Exercise
Return each line of the data below verbatim; pictures are to be left out.

Given material
◆ ◆ ◆ ◆

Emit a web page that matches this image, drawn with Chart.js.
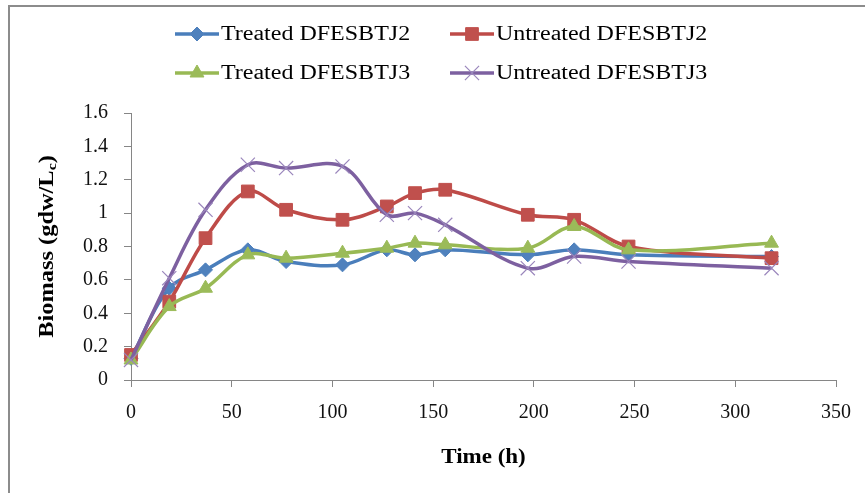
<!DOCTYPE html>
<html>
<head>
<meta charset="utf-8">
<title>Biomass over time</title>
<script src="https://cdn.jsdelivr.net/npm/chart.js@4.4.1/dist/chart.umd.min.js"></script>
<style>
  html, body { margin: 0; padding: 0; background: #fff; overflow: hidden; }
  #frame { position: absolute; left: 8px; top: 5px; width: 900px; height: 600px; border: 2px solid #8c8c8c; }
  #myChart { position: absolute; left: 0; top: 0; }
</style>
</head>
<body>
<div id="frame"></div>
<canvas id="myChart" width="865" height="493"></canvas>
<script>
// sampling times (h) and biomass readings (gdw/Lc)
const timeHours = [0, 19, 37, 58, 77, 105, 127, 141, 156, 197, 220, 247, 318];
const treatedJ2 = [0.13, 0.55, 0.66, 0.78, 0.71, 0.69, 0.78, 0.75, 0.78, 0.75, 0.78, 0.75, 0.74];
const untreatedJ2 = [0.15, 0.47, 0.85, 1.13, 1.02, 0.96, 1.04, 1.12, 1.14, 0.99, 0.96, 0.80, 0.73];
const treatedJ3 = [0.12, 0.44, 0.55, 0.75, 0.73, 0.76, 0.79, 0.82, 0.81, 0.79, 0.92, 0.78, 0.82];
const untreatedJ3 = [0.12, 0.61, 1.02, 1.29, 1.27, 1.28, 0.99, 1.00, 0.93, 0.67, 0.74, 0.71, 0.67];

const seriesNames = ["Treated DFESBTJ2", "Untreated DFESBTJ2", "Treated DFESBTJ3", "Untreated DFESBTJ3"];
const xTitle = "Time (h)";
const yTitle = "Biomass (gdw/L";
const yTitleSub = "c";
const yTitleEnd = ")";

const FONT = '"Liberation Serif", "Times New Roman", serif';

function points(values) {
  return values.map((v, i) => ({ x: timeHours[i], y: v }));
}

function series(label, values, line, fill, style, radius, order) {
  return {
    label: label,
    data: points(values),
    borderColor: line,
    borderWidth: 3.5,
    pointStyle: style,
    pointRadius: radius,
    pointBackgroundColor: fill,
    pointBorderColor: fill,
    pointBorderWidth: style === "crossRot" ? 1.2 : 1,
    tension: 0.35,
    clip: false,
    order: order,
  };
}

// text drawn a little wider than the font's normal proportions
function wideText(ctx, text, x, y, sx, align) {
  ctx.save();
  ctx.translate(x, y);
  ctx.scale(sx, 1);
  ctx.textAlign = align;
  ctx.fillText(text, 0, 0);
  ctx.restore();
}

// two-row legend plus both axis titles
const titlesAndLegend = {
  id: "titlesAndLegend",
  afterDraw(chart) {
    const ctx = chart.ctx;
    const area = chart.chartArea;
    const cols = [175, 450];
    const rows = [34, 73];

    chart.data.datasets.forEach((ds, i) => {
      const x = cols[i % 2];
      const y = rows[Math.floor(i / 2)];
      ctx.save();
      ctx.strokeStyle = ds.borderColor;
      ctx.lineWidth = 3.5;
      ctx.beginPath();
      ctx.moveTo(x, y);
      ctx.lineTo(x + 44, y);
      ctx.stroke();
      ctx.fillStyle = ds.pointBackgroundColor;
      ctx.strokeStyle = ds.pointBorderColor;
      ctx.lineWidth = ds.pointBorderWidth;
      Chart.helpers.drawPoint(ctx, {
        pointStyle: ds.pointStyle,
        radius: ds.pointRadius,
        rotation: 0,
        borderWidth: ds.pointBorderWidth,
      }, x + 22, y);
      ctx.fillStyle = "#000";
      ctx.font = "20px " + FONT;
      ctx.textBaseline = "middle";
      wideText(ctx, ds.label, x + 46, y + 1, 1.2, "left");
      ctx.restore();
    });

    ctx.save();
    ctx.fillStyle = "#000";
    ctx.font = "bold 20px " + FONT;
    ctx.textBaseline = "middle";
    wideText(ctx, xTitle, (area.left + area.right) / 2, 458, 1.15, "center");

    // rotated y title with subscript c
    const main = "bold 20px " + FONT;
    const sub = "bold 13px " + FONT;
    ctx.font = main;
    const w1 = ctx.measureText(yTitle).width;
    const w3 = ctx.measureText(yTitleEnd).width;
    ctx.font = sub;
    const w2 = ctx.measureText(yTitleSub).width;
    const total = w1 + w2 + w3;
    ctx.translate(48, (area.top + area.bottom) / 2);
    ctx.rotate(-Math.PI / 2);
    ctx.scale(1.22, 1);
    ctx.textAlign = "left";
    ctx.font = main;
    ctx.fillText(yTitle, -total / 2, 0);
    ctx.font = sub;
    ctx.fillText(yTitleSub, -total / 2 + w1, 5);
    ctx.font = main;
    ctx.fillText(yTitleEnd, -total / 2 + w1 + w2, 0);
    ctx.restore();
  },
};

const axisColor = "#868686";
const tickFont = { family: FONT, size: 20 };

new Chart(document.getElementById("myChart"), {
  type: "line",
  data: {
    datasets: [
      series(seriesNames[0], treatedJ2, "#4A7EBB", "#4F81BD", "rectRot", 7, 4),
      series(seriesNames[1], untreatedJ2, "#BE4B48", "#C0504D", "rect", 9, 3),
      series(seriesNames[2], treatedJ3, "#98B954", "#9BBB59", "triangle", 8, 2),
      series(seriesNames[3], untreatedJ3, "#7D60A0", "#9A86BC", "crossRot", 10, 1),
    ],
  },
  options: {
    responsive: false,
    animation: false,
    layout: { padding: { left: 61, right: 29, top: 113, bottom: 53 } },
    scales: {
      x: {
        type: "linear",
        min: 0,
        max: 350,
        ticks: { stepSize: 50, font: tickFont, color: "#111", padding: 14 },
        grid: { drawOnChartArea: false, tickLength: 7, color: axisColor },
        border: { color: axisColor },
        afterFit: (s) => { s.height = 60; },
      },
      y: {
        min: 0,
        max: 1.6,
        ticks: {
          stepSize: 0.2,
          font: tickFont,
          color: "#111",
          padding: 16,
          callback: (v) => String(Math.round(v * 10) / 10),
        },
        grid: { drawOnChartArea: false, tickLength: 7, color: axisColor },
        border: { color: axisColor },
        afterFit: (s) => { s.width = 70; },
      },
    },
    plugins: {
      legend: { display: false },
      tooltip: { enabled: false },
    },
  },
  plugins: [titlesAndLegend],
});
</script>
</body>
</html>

◆ ◆ ◆ ◆

Answer in full
Emit a web page that matches this image, drawn with Chart.js.
<!DOCTYPE html>
<html>
<head>
<meta charset="utf-8">
<title>Biomass over time</title>
<script src="https://cdn.jsdelivr.net/npm/chart.js@4.4.1/dist/chart.umd.min.js"></script>
<style>
  html, body { margin: 0; padding: 0; background: #fff; overflow: hidden; }
  #frame { position: absolute; left: 8px; top: 5px; width: 900px; height: 600px; border: 2px solid #8c8c8c; }
  #myChart { position: absolute; left: 0; top: 0; }
</style>
</head>
<body>
<div id="frame"></div>
<canvas id="myChart" width="865" height="493"></canvas>
<script>
// sampling times (h) and biomass readings (gdw/Lc)
const timeHours = [0, 19, 37, 58, 77, 105, 127, 141, 156, 197, 220, 247, 318];
const treatedJ2 = [0.13, 0.55, 0.66, 0.78, 0.71, 0.69, 0.78, 0.75, 0.78, 0.75, 0.78, 0.75, 0.74];
const untreatedJ2 = [0.15, 0.47, 0.85, 1.13, 1.02, 0.96, 1.04, 1.12, 1.14, 0.99, 0.96, 0.80, 0.73];
const treatedJ3 = [0.12, 0.44, 0.55, 0.75, 0.73, 0.76, 0.79, 0.82, 0.81, 0.79, 0.92, 0.78, 0.82];
const untreatedJ3 = [0.12, 0.61, 1.02, 1.29, 1.27, 1.28, 0.99, 1.00, 0.93, 0.67, 0.74, 0.71, 0.67];

const seriesNames = ["Treated DFESBTJ2", "Untreated DFESBTJ2", "Treated DFESBTJ3", "Untreated DFESBTJ3"];
const xTitle = "Time (h)";
const yTitle = "Biomass (gdw/L";
const yTitleSub = "c";
const yTitleEnd = ")";

const FONT = '"Liberation Serif", "Times New Roman", serif';

function points(values) {
  return values.map((v, i) => ({ x: timeHours[i], y: v }));
}

function series(label, values, line, fill, style, radius, order) {
  return {
    label: label,
    data: points(values),
    borderColor: line,
    borderWidth: 3.5,
    pointStyle: style,
    pointRadius: radius,
    pointBackgroundColor: fill,
    pointBorderColor: fill,
    pointBorderWidth: style === "crossRot" ? 1.2 : 1,
    tension: 0.35,
    clip: false,
    order: order,
  };
}

// text drawn a little wider than the font's normal proportions
function wideText(ctx, text, x, y, sx, align) {
  ctx.save();
  ctx.translate(x, y);
  ctx.scale(sx, 1);
  ctx.textAlign = align;
  ctx.fillText(text, 0, 0);
  ctx.restore();
}

// two-row legend plus both axis titles
const titlesAndLegend = {
  id: "titlesAndLegend",
  afterDraw(chart) {
    const ctx = chart.ctx;
    const area = chart.chartArea;
    const cols = [175, 450];
    const rows = [34, 73];

    chart.data.datasets.forEach((ds, i) => {
      const x = cols[i % 2];
      const y = rows[Math.floor(i / 2)];
      ctx.save();
      ctx.strokeStyle = ds.borderColor;
      ctx.lineWidth = 3.5;
      ctx.beginPath();
      ctx.moveTo(x, y);
      ctx.lineTo(x + 44, y);
      ctx.stroke();
      ctx.fillStyle = ds.pointBackgroundColor;
      ctx.strokeStyle = ds.pointBorderColor;
      ctx.lineWidth = ds.pointBorderWidth;
      Chart.helpers.drawPoint(ctx, {
        pointStyle: ds.pointStyle,
        radius: ds.pointRadius,
        rotation: 0,
        borderWidth: ds.pointBorderWidth,
      }, x + 22, y);
      ctx.fillStyle = "#000";
      ctx.font = "20px " + FONT;
      ctx.textBaseline = "middle";
      wideText(ctx, ds.label, x + 46, y + 1, 1.2, "left");
      ctx.restore();
    });

    ctx.save();
    ctx.fillStyle = "#000";
    ctx.font = "bold 20px " + FONT;
    ctx.textBaseline = "middle";
    wideText(ctx, xTitle, (area.left + area.right) / 2, 458, 1.15, "center");

    // rotated y title with subscript c
    const main = "bold 20px " + FONT;
    const sub = "bold 13px " + FONT;
    ctx.font = main;
    const w1 = ctx.measureText(yTitle).width;
    const w3 = ctx.measureText(yTitleEnd).width;
    ctx.font = sub;
    const w2 = ctx.measureText(yTitleSub).width;
    const total = w1 + w2 + w3;
    ctx.translate(48, (area.top + area.bottom) / 2);
    ctx.rotate(-Math.PI / 2);
    ctx.scale(1.22, 1);
    ctx.textAlign = "left";
    ctx.font = main;
    ctx.fillText(yTitle, -total / 2, 0);
    ctx.font = sub;
    ctx.fillText(yTitleSub, -total / 2 + w1, 5);
    ctx.font = main;
    ctx.fillText(yTitleEnd, -total / 2 + w1 + w2, 0);
    ctx.restore();
  },
};

const axisColor = "#868686";
const tickFont = { family: FONT, size: 20 };

new Chart(document.getElementById("myChart"), {
  type: "line",
  data: {
    datasets: [
      series(seriesNames[0], treatedJ2, "#4A7EBB", "#4F81BD", "rectRot", 7, 4),
      series(seriesNames[1], untreatedJ2, "#BE4B48", "#C0504D", "rect", 9, 3),
      series(seriesNames[2], treatedJ3, "#98B954", "#9BBB59", "triangle", 8, 2),
      series(seriesNames[3], untreatedJ3, "#7D60A0", "#9A86BC", "crossRot", 10, 1),
    ],
  },
  options: {
    responsive: false,
    animation: false,
    layout: { padding: { left: 61, right: 29, top: 113, bottom: 53 } },
    scales: {
      x: {
        type: "linear",
        min: 0,
        max: 350,
        ticks: { stepSize: 50, font: tickFont, color: "#111", padding: 14 },
        grid: { drawOnChartArea: false, tickLength: 7, color: axisColor },
        border: { color: axisColor },
        afterFit: (s) => { s.height = 60; },
      },
      y: {
        min: 0,
        max: 1.6,
        ticks: {
          stepSize: 0.2,
          font: tickFont,
          color: "#111",
          padding: 16,
          callback: (v) => String(Math.round(v * 10) / 10),
        },
        grid: { drawOnChartArea: false, tickLength: 7, color: axisColor },
        border: { color: axisColor },
        afterFit: (s) => { s.width = 70; },
      },
    },
    plugins: {
      legend: { display: false },
      tooltip: { enabled: false },
    },
  },
  plugins: [titlesAndLegend],
});
</script>
</body>
</html>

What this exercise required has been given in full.